** begin PROVIDED RECORDS **
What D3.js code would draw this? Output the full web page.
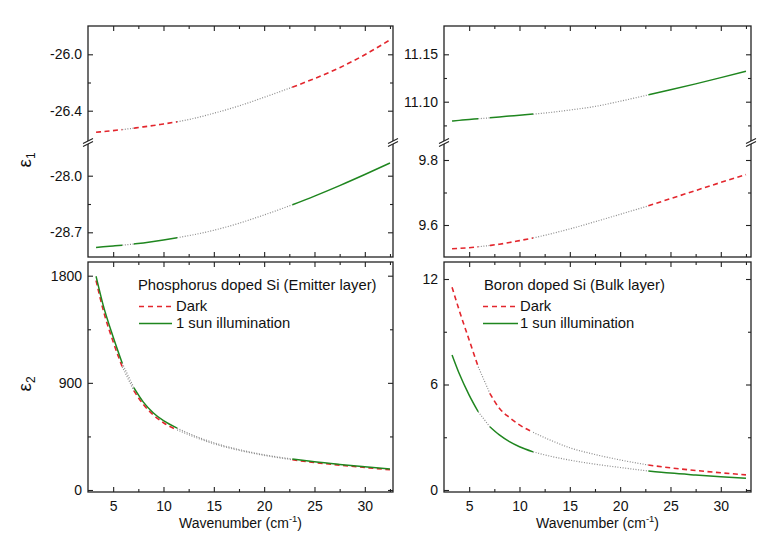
<!DOCTYPE html>
<html><head><meta charset="utf-8">
<script src="https://cdn.jsdelivr.net/npm/d3@7"></script>
<style>
body{margin:0;background:#fff}
text{font-family:"Liberation Sans",Arial,sans-serif;fill:#111}
</style>
</head><body>
<svg id="c" width="781" height="546"></svg>
<script>
// ---------- data ----------
const wavenumber = [3.3,4,5,5.9,7.05,8,9,10,11.35,13,15,17.5,20,22.8,25,27.5,30,32.5];

// epsilon_1, phosphorus doped Si (emitter layer)
const eps1PDark = [-26.553,-26.548,-26.541,-26.534,-26.524,-26.515,-26.505,-26.494,-26.479,-26.455,-26.418,-26.366,-26.305,-26.233,-26.172,-26.095,-26.003,-25.898];
const eps1PSun  = [-28.887,-28.880,-28.869,-28.859,-28.845,-28.831,-28.814,-28.795,-28.767,-28.730,-28.675,-28.588,-28.485,-28.360,-28.252,-28.122,-27.985,-27.843];
// epsilon_1, boron doped Si (bulk layer)
const eps1BSun  = [11.0797,11.0803,11.0812,11.0820,11.0830,11.0839,11.0848,11.0857,11.0869,11.0886,11.0912,11.0950,11.1005,11.1072,11.1125,11.1188,11.1254,11.1322];
const eps1BDark = [9.527,9.528,9.530,9.533,9.537,9.541,9.546,9.552,9.560,9.572,9.588,9.610,9.633,9.659,9.681,9.706,9.731,9.755];
// epsilon_2
const eps2PDark = [1760,1515,1245,1035,835,718,630,565,505,448,388,333,291,254,231,209,189,170];
const eps2PSun  = [1795,1555,1285,1065,860,738,647,582,520,458,397,340,296,260,237,215,195,177];
const eps2BDark = [11.53,10.24,8.53,7.01,5.50,4.65,4.12,3.70,3.28,2.85,2.40,2.02,1.71,1.42,1.26,1.11,0.98,0.86];
const eps2BSun  = [7.68,6.64,5.40,4.45,3.60,3.13,2.75,2.46,2.17,1.93,1.70,1.47,1.28,1.08,0.96,0.855,0.76,0.67];

// index ranges of measured spectral windows and of the interpolated gaps
const measuredSegments = [[0,3],[4,8],[13,17]];
const gapSegments = [[3,4],[8,13]];

const xMajorTicks = [5,10,15,20,25,30];
const xMinorTicks = [7.5,12.5,17.5,22.5,27.5,32.5];

const ticksPUpper = [-26.0,-26.4], minorPUpper = [-26.2];
const ticksPLower = [-28.0,-28.7], minorPLower = [-28.35];
const ticksBUpper = [11.15,11.10], minorBUpper = [11.125,11.075];
const ticksBLower = [9.8,9.6],     minorBLower = [9.7];
const ticksE2P = [0,900,1800],     minorE2P = [450,1350];
const ticksE2B = [0,6,12],         minorE2B = [3,9];

const legendTitles = ["Phosphorus doped Si (Emitter layer)","Boron doped Si (Bulk layer)"];
const legendLabels = ["Dark","1 sun illumination"];

// ---------- styles ----------
const RED = "#e3262d", GREEN = "#1f861f", GREY = "#8c8c8c", FRAME = "#222";
const styles = {
  dark: {stroke:RED, dash:"5,3.5", w:1.6},
  sun:  {stroke:GREEN, dash:null, w:1.5}
};

const svg = d3.select("#c");

const L = {x0:88, x1:393, xd:[2.5,32.8]};
const R = {x0:444, x1:751, xd:[2.5,33.0]};
const TOP = {y0:26, y1:257, brk:142.5};
const BOT = {y0:262, y1:492};

const f1 = d => d.toFixed(1), f2 = d => d.toFixed(2), f0 = d => String(d);

const panels = [
  {col:L, row:TOP, xlabels:false, subs:[
    {y0:26, y1:141, dom:[-26.0,-26.4], rng:[54.3,110.7], major:ticksPUpper, minor:minorPUpper, fmt:f1, series:[[eps1PDark,"dark"]]},
    {y0:144, y1:257, dom:[-28.0,-28.7], rng:[175.7,232.3], major:ticksPLower, minor:minorPLower, fmt:f1, series:[[eps1PSun,"sun"]]}
  ]},
  {col:R, row:TOP, xlabels:false, subs:[
    {y0:26, y1:141, dom:[11.15,11.10], rng:[54.3,101.7], major:ticksBUpper, minor:minorBUpper, fmt:f2, series:[[eps1BSun,"sun"]]},
    {y0:144, y1:257, dom:[9.8,9.6], rng:[160,225], major:ticksBLower, minor:minorBLower, fmt:f1, series:[[eps1BDark,"dark"]]}
  ]},
  {col:L, row:BOT, xlabels:true, legend:0, subs:[
    {y0:262, y1:492, dom:[0,1800], rng:[490,275.7], major:ticksE2P, minor:minorE2P, fmt:f0, series:[[eps2PDark,"dark"],[eps2PSun,"sun"]]}
  ]},
  {col:R, row:BOT, xlabels:true, legend:1, subs:[
    {y0:262, y1:492, dom:[0,12], rng:[490,279], major:ticksE2B, minor:minorE2B, fmt:f0, series:[[eps2BDark,"dark"],[eps2BSun,"sun"]]}
  ]}
];

function styleAxis(g){
  g.select(".domain").remove();
  g.selectAll("line").attr("stroke",FRAME).attr("stroke-width",1.1);
  g.selectAll("text").attr("font-family","Liberation Sans, Arial, sans-serif").attr("font-size",14).attr("fill","#111");
}

panels.forEach((p,pi)=>{
  const x = d3.scaleLinear().domain(p.col.xd).range([p.col.x0,p.col.x1]);
  const gp = svg.append("g");

  p.subs.forEach((s,si)=>{
    const y = d3.scaleLinear().domain(s.dom).range(s.rng);
    const clipId = "clip"+pi+"_"+si;
    svg.append("clipPath").attr("id",clipId).append("rect")
      .attr("x",p.col.x0).attr("y",s.y0).attr("width",p.col.x1-p.col.x0).attr("height",s.y1-s.y0);
    const gc = gp.append("g").attr("clip-path","url(#"+clipId+")");
    s.series.forEach(([vals,key])=>{
      const line = d3.line().x(i=>x(wavenumber[i])).y(i=>y(vals[i])).curve(d3.curveMonotoneX);
      const st = styles[key];
      gapSegments.forEach(([a,b])=>{
        gc.append("path").attr("d",line(d3.range(a,b+1))).attr("fill","none")
          .attr("stroke",GREY).attr("stroke-width",1.2).attr("stroke-dasharray","1,1.6");
      });
      measuredSegments.forEach(([a,b])=>{
        gc.append("path").attr("d",line(d3.range(a,b+1))).attr("fill","none")
          .attr("stroke",st.stroke).attr("stroke-width",st.w)
          .attr("stroke-dasharray",st.dash);
      });
    });
    // y axes (left with labels, right mirrored)
    const yl = d3.axisLeft(y).tickValues(s.major).tickSize(-5).tickPadding(6).tickFormat(s.fmt);
    gp.append("g").attr("transform",`translate(${p.col.x0},0)`).call(yl).call(styleAxis);
    gp.append("g").attr("transform",`translate(${p.col.x0},0)`).call(d3.axisLeft(y).tickValues(s.minor).tickSize(-3).tickFormat("")).call(styleAxis);
    gp.append("g").attr("transform",`translate(${p.col.x1},0)`).call(d3.axisRight(y).tickValues(s.major).tickSize(-5).tickFormat("")).call(styleAxis);
    gp.append("g").attr("transform",`translate(${p.col.x1},0)`).call(d3.axisRight(y).tickValues(s.minor).tickSize(-3).tickFormat("")).call(styleAxis);
  });

  // x axes bottom & top
  const xb = d3.axisBottom(x).tickValues(xMajorTicks).tickSize(-5).tickPadding(9).tickFormat(p.xlabels? f0 : "");
  gp.append("g").attr("transform",`translate(0,${p.row.y1})`).call(xb).call(styleAxis);
  gp.append("g").attr("transform",`translate(0,${p.row.y1})`).call(d3.axisBottom(x).tickValues(xMinorTicks).tickSize(-3).tickFormat("")).call(styleAxis);
  gp.append("g").attr("transform",`translate(0,${p.row.y0})`).call(d3.axisTop(x).tickValues(xMajorTicks).tickSize(-5).tickFormat("")).call(styleAxis);
  gp.append("g").attr("transform",`translate(0,${p.row.y0})`).call(d3.axisTop(x).tickValues(xMinorTicks).tickSize(-3).tickFormat("")).call(styleAxis);

  // frame
  gp.append("rect").attr("x",p.col.x0).attr("y",p.row.y0).attr("width",p.col.x1-p.col.x0).attr("height",p.row.y1-p.row.y0)
    .attr("fill","none").attr("stroke",FRAME).attr("stroke-width",1.3);

  // axis break marks
  if (p.row.brk){
    [p.col.x0,p.col.x1].forEach(ax=>{
      const by = p.row.brk;
      gp.append("path").attr("d",`M${ax-5},${by+1}L${ax+5},${by-4}L${ax+5},${by-1}L${ax-5},${by+4}Z`).attr("fill","#fff").attr("stroke","none");
      gp.append("path").attr("d",`M${ax-5},${by+1}L${ax+5},${by-4}M${ax-5},${by+4}L${ax+5},${by-1}`).attr("stroke",FRAME).attr("stroke-width",1.1).attr("fill","none");
    });
  }

  // x axis title
  if (p.xlabels){
    const t = svg.append("text").attr("x",(p.col.x0+p.col.x1)/2).attr("y",528).attr("text-anchor","middle").attr("font-size",14);
    t.append("tspan").text("Wavenumber (cm");
    t.append("tspan").attr("font-size",9.5).attr("dy",-6).text("-1");
    t.append("tspan").attr("dy",6).text(")");
  }

  // legend
  if (p.legend !== undefined){
    const lx = p.legend===0 ? 138 : 484;
    const sx0 = p.legend===0 ? 139 : 483, sx1 = p.legend===0 ? 172 : 518;
    const tx = p.legend===0 ? 176 : 520;
    svg.append("text").attr("x",lx).attr("y",290).attr("font-size",14.8).text(legendTitles[p.legend]);
    svg.append("line").attr("x1",sx0).attr("x2",sx1).attr("y1",306.5).attr("y2",306.5)
      .attr("stroke",RED).attr("stroke-width",1.6).attr("stroke-dasharray","5,4");
    svg.append("text").attr("x",tx).attr("y",311).attr("font-size",14.8).text(legendLabels[0]);
    svg.append("line").attr("x1",sx0).attr("x2",sx1).attr("y1",323.5).attr("y2",323.5)
      .attr("stroke",GREEN).attr("stroke-width",1.6);
    svg.append("text").attr("x",tx).attr("y",328).attr("font-size",14.8).text(legendLabels[1]);
  }
});

// y axis titles (epsilon_1, epsilon_2)
function yTitle(cx, cy, sub){
  const t = svg.append("text").attr("transform",`translate(${cx},${cy}) rotate(-90)`)
    .attr("text-anchor","middle").attr("font-size",19);
  t.append("tspan").text("ε");
  t.append("tspan").attr("font-size",12).attr("dy",4).text(sub);
}
yTitle(31,160,"1");
yTitle(31,384,"2");
</script>
</body></html>
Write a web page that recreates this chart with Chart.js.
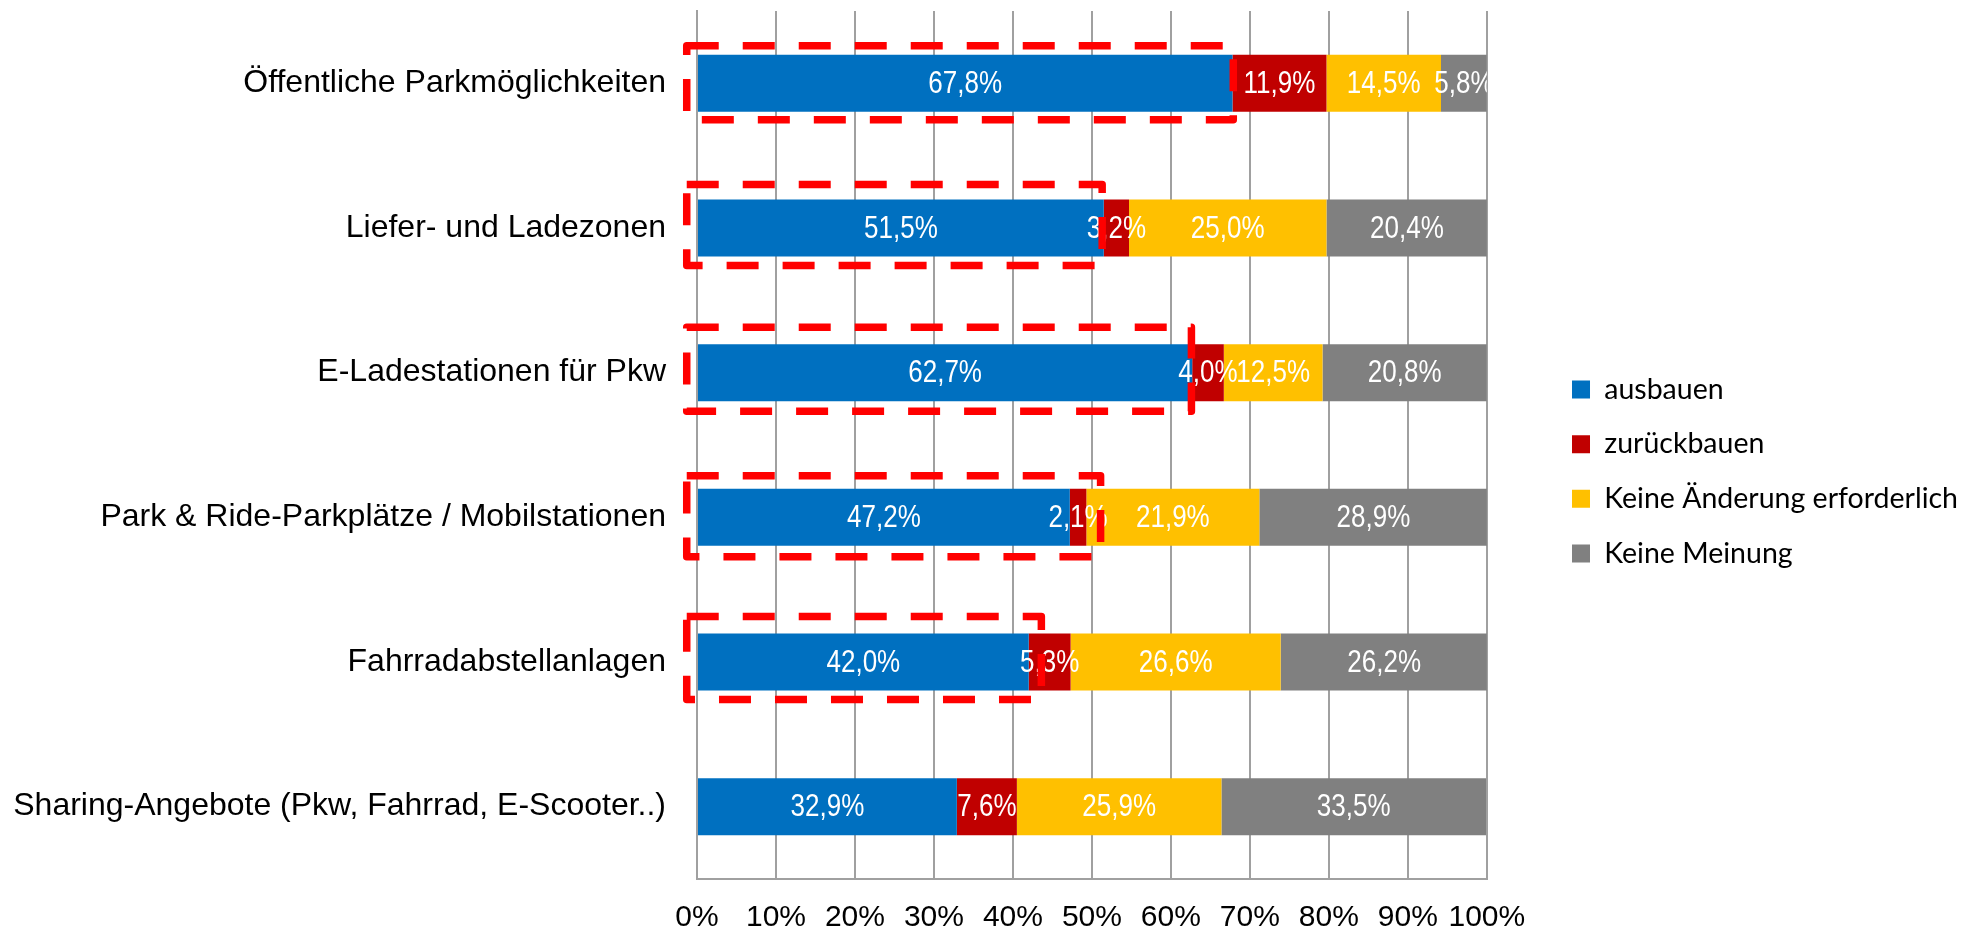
** end PROVIDED RECORDS **
EXERCISE TASK >> Begin at the first line of the entries above and return each line exactly, stopping after the line that contains "const xMinorTicks = [7.5,12.5,17.5,22.5,27.5,32.5];". Pictures do not belong in the copy.

EXERCISE RESPONSE >>
What D3.js code would draw this? Output the full web page.
<!DOCTYPE html>
<html><head><meta charset="utf-8">
<script src="https://cdn.jsdelivr.net/npm/d3@7"></script>
<style>
body{margin:0;background:#fff}
text{font-family:"Liberation Sans",Arial,sans-serif;fill:#111}
</style>
</head><body>
<svg id="c" width="781" height="546"></svg>
<script>
// ---------- data ----------
const wavenumber = [3.3,4,5,5.9,7.05,8,9,10,11.35,13,15,17.5,20,22.8,25,27.5,30,32.5];

// epsilon_1, phosphorus doped Si (emitter layer)
const eps1PDark = [-26.553,-26.548,-26.541,-26.534,-26.524,-26.515,-26.505,-26.494,-26.479,-26.455,-26.418,-26.366,-26.305,-26.233,-26.172,-26.095,-26.003,-25.898];
const eps1PSun  = [-28.887,-28.880,-28.869,-28.859,-28.845,-28.831,-28.814,-28.795,-28.767,-28.730,-28.675,-28.588,-28.485,-28.360,-28.252,-28.122,-27.985,-27.843];
// epsilon_1, boron doped Si (bulk layer)
const eps1BSun  = [11.0797,11.0803,11.0812,11.0820,11.0830,11.0839,11.0848,11.0857,11.0869,11.0886,11.0912,11.0950,11.1005,11.1072,11.1125,11.1188,11.1254,11.1322];
const eps1BDark = [9.527,9.528,9.530,9.533,9.537,9.541,9.546,9.552,9.560,9.572,9.588,9.610,9.633,9.659,9.681,9.706,9.731,9.755];
// epsilon_2
const eps2PDark = [1760,1515,1245,1035,835,718,630,565,505,448,388,333,291,254,231,209,189,170];
const eps2PSun  = [1795,1555,1285,1065,860,738,647,582,520,458,397,340,296,260,237,215,195,177];
const eps2BDark = [11.53,10.24,8.53,7.01,5.50,4.65,4.12,3.70,3.28,2.85,2.40,2.02,1.71,1.42,1.26,1.11,0.98,0.86];
const eps2BSun  = [7.68,6.64,5.40,4.45,3.60,3.13,2.75,2.46,2.17,1.93,1.70,1.47,1.28,1.08,0.96,0.855,0.76,0.67];

// index ranges of measured spectral windows and of the interpolated gaps
const measuredSegments = [[0,3],[4,8],[13,17]];
const gapSegments = [[3,4],[8,13]];

const xMajorTicks = [5,10,15,20,25,30];
const xMinorTicks = [7.5,12.5,17.5,22.5,27.5,32.5];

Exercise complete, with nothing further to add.